Wednesday, August 30, 2006

The Dublin House in Seaport Square

dublin house design
It feels like a very long time, but just 15 months ago I blogged this review of another (this time it's real, not imaginary) urban restaurant on this far by faith. Anticipating lots to do but with my days less structured, I hope to begin writing more reviews of eating establishments.
Another one! This takes us back to the same section of town in an earlier, simpler guise rather than in its later, increasingly sophisticated one:
Old-Fashioned Setting, Real Food: The Dublin House in Seaport Square

On a recent weekday afternoon we had lunch around two o'clock at Dublin House, a restaurant and bar at 9 Stanton Street in Seaport Square. With its vintage mahogany walls, Dublin House exhibits a solid, stable air. It has survived population shifts, retail business exodus, and the rest of the crises of the central cities. It is so much a survivor from another era that one gets the impression it will stay that way, even as another change - gentrification - arrives at Seaport Square.

The atmosphere of Dublin House is Irish, although the clientele – judging by the limited sample of four other diners we saw while we were there – reflected the diverse population of the area. Irish origins show in the faded country scenes of the wallpaper above the mahogany wainscoting, in the waitstaff’s lively conversations with the regular customers, in the traditional Irish melodies found amidst the top forty and country-western jukebox selections. Bing Crosby crooned the Irish songs, we might add.

With the same menu for both lunch and supper, Dublin House stays open and serves food from 8 a.m. to 11 p.m.. Consequently, the plates we ordered, although a bit high for a workday lunch, would be reasonably priced if ordered in the evening. Three of us were together this time, so we sampled a variety of selections. We ordered Fish and Chips on the regular menu at $5.75, and two of the several daily specials: Chopped Sirloin Steak and Hot Open Turkey Sandwich, at $5.25 each. The fish part of the Fish and Chips was fried haddock, and it was outstanding in both appearance and flavor. The portion was very generous; the filet had been dipped in a light batter and browned perfectly—we can hear someone on TV saying "fried to golden perfection!" The chips were steak fries, and they were greaseless, well-browned and well-cooked on the inside. Along with these went good cole slow made without too much mayonnaise or too much vinegar and a generous helping of classic Tartar Sauce.

Both the Hot Turkey and the Chopped Sirloin came with a choice of mashed potatoes or fries and string beans or cole slaw.

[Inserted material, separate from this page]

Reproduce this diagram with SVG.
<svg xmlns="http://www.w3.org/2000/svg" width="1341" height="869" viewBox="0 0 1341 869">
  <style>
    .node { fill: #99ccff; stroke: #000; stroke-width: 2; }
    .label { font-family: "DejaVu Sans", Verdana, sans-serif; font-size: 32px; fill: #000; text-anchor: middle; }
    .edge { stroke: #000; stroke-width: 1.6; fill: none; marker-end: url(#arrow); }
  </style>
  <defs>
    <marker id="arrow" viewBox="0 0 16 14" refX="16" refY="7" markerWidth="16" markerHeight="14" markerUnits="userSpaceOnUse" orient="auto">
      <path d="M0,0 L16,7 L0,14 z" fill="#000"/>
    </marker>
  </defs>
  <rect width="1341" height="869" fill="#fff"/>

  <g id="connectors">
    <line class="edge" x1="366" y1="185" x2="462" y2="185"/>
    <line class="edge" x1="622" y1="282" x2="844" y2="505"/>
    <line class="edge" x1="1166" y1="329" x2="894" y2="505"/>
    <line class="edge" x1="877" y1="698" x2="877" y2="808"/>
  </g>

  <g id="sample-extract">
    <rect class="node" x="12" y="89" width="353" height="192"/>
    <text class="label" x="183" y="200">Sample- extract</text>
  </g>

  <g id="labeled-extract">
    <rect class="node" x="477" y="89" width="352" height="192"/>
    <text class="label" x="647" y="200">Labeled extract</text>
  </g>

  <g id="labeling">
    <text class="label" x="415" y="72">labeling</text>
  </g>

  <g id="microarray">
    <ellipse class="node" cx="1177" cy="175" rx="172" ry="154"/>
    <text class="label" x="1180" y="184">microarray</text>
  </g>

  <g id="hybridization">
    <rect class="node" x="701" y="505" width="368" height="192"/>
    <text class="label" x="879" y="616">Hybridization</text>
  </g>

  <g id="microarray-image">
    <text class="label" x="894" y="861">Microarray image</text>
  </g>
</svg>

The Hot Turkey came from an actual turkey or turkey breast and was not the synthetic-tasting pressed stuff called turkey roll. It was real! The Chopped Sirloin, looking like a large hamburger (definitely more than ¼ lb.) was greaseless and well-flavored. They served both meats with gravy, and (believe it or not!) the two gravies were different. That with the turkey was light and suitable for poultry; the Sirloin gravy was definitely beef. Despite the green string beans coming out of a can, they were hot and did not detract from the meal. Like the turkey, our potatoes were real, and not packaged reconstitutes. We should add that before the actual plates arrived they served us ice water without our requesting it, a basket filled with six slices of good packaged wheat bread, plus a small plate of butter.

To us as eagerly hungry diners, the hallmarks of Dublin House fare are the "realness" of the food and the ample portions. Consequently, although we had to wait a longish twenty minutes before getting our food, we would like to think this related to its authentic quality. Perhaps they actually were mashing the potatoes! A more likely explanation, however, is that we came at a slow time when the kitchen was not prepared for quick service. We assume food delivery during real lunch hours is faster.

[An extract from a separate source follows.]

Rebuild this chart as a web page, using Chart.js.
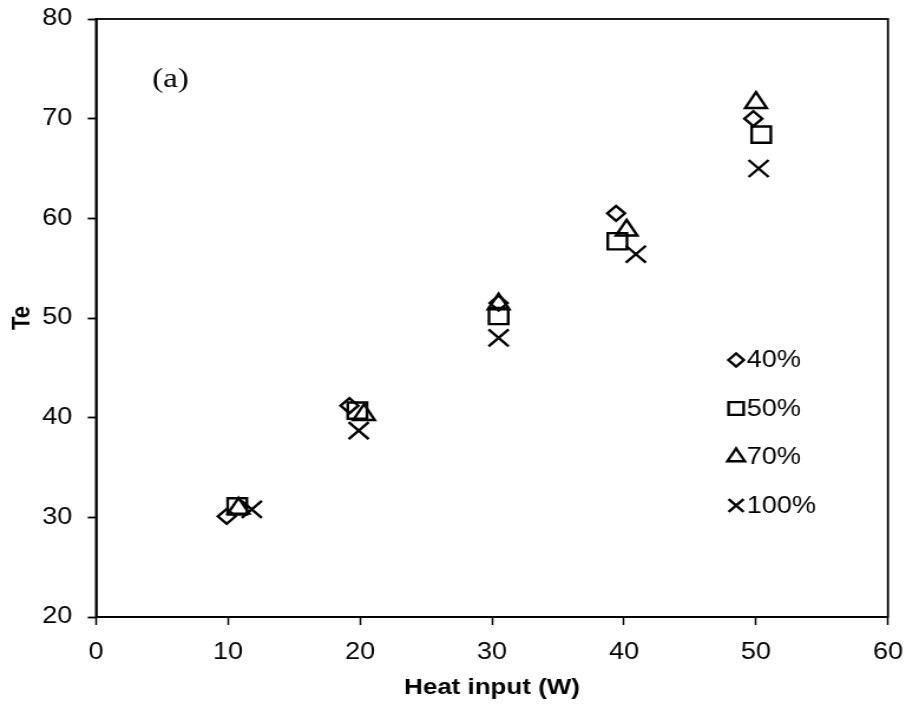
<!DOCTYPE html>
<html>
<head>
<meta charset="utf-8">
<script src="https://cdn.jsdelivr.net/npm/chart.js@4"></script>
<style>
  html, body { margin: 0; padding: 0; background: #fff; }
  #wrap { width: 906px; height: 705px; overflow: hidden; }
  /* the original figure is slightly wider than tall in its lettering, so the canvas is drawn narrow and stretched */
  #chart { width: 906px !important; height: 705px !important; display: block; }
</style>
</head>
<body>
<div id="wrap"><canvas id="chart" width="768" height="705" style="width:906px;height:705px"></canvas></div>
<script>
// Heat input (W) and Te for each fill ratio
const seriesNames = ['40%', '50%', '70%', '100%'];
const heat40 = [9.9, 19.2, 30.5, 39.4, 49.8];
const te40 = [30.1, 41.2, 51.5, 60.5, 70.0];
const heat50 = [10.7, 19.8, 30.5, 39.5, 50.4];
const te50 = [31.1, 40.7, 50.2, 57.7, 68.4];
const heat70 = [10.8, 20.3, 30.5, 40.2, 50.0];
const te70 = [30.9, 40.3, 51.4, 58.8, 71.6];
const heat100 = [11.8, 19.9, 30.5, 40.9, 50.2];
const te100 = [30.8, 38.7, 48.0, 56.4, 65.0];
const xTicks = [0, 10, 20, 30, 40, 50, 60];
const yTicks = [20, 30, 40, 50, 60, 70, 80];

const pts = (xs, ys) => xs.map((x, i) => ({ x: x, y: ys[i] }));

const styles = [
    { pointStyle: 'rectRot', pointRadius: 7.5, legendRadius: 6.5 },
    { pointStyle: 'rect', pointRadius: 11.5, legendRadius: 9 },
    { pointStyle: 'triangle', pointRadius: 10.5, legendRadius: 8.5 },
    { pointStyle: 'crossRot', pointRadius: 12, legendRadius: 9 }
];
const seriesData = [pts(heat40, te40), pts(heat50, te50), pts(heat70, te70), pts(heat100, te100)];

const datasets = seriesNames.map((name, i) => ({
    label: name,
    data: seriesData[i],
    pointStyle: styles[i].pointStyle,
    pointRadius: styles[i].pointRadius,
    pointBorderWidth: 2.4,
    pointBorderColor: '#000',
    pointBackgroundColor: 'rgba(0,0,0,0)',
    showLine: false
}));

// scale paddings off, so layout.padding alone places the plot area
const noScalePad = s => {
    s.paddingTop = 0; s.paddingBottom = 0; s.paddingLeft = 0; s.paddingRight = 0;
};

// plot frame, legend inside the plot area, and the "(a)" label
const insideLegend = {
    id: 'insideLegend',
    beforeDatasetsDraw(chart) {
        const a = chart.chartArea;
        const ctx = chart.ctx;
        ctx.save();
        ctx.strokeStyle = '#000';
        ctx.lineWidth = 1.8;
        ctx.strokeRect(a.left, a.top, a.right - a.left, a.bottom - a.top);
        ctx.restore();
    },
    afterDatasetsDraw(chart) {
        const ctx = chart.ctx;
        ctx.save();
        ctx.font = '23px "Liberation Sans", Arial, sans-serif';
        ctx.textBaseline = 'middle';
        ctx.textAlign = 'left';
        seriesNames.forEach((name, i) => {
            const y = 360 + i * 48.5;
            ctx.strokeStyle = '#000';
            ctx.fillStyle = 'rgba(0,0,0,0)';
            ctx.lineWidth = 2.4;
            Chart.helpers.drawPoint(ctx, {
                pointStyle: styles[i].pointStyle,
                radius: styles[i].legendRadius,
                rotation: 0,
                borderWidth: 2.4
            }, 624, y);
            ctx.fillStyle = '#000';
            ctx.fillText(name, 633, y + 1);
        });
        ctx.font = '28px "Liberation Serif", "Times New Roman", serif';
        ctx.fillText('(a)', 129, 80);
        ctx.restore();
    }
};

new Chart(document.getElementById('chart'), {
    type: 'scatter',
    data: { datasets: datasets },
    options: {
        responsive: false,
        animation: false,
        layout: { padding: { top: 19, right: 15.3, left: 2, bottom: 0 } },
        plugins: { legend: { display: false }, tooltip: { enabled: false } },
        scales: {
            x: {
                type: 'linear',
                min: 0, max: 60,
                afterBuildTicks: s => { s.ticks = xTicks.map(v => ({ value: v })); },
                afterFit: s => { s.height = 88; noScalePad(s); },
                grid: { display: true, drawOnChartArea: false, drawTicks: true, tickLength: 8, tickColor: '#000', tickWidth: 1.5 },
                border: { color: '#000', width: 1.8 },
                ticks: { color: '#000', padding: 14, font: { family: '"Liberation Sans", Arial, sans-serif', size: 23 } },
                title: {
                    display: true, text: 'Heat input (W)', color: '#000', padding: { top: 2 },
                    font: { family: '"Liberation Sans", Arial, sans-serif', size: 22, weight: 'bold' }
                }
            },
            y: {
                type: 'linear',
                min: 20, max: 80,
                afterBuildTicks: s => { s.ticks = yTicks.map(v => ({ value: v })); },
                afterFit: s => { s.width = 79.4; noScalePad(s); },
                grid: { display: true, drawOnChartArea: false, drawTicks: true, tickLength: 7, tickColor: '#000', tickWidth: 1.8 },
                border: { color: '#000', width: 1.8 },
                ticks: { color: '#000', padding: 13, font: { family: '"Liberation Sans", Arial, sans-serif', size: 23 } },
                title: {
                    display: true, text: 'Te', color: '#000', padding: { bottom: 14 },
                    font: { family: '"Liberation Sans", Arial, sans-serif', size: 22, weight: 'bold' }
                }
            }
        }
    },
    plugins: [insideLegend]
});
</script>
</body>
</html>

Although our meals cost more than one would care to spend on lunch every day, the menu did contain less expensive items. Sandwiches prices ranged from $2.95 for a Grilled Cheese to $3.95 for a Bacon Burger. So one in quest of a $4 lunch could be well satisfied.

A few final words about the physical atmosphere of Dublin House: the bar is well separated from the restaurant section, a wall with only one small opening between them. The women's rest room, although not well-scrubbed and gleaming enough for a TV commercial, is clean and well-supplied. The restaurant is dimly lit, which we found restful. The absence of air conditioning might prove a problem on the hottest days, but with low eighties outside we stayed comfortable.

All things considered, if you’re in the area of Seaport Square, you can't go wrong by ducking into Dublin House for lunch or dinner, just as we did!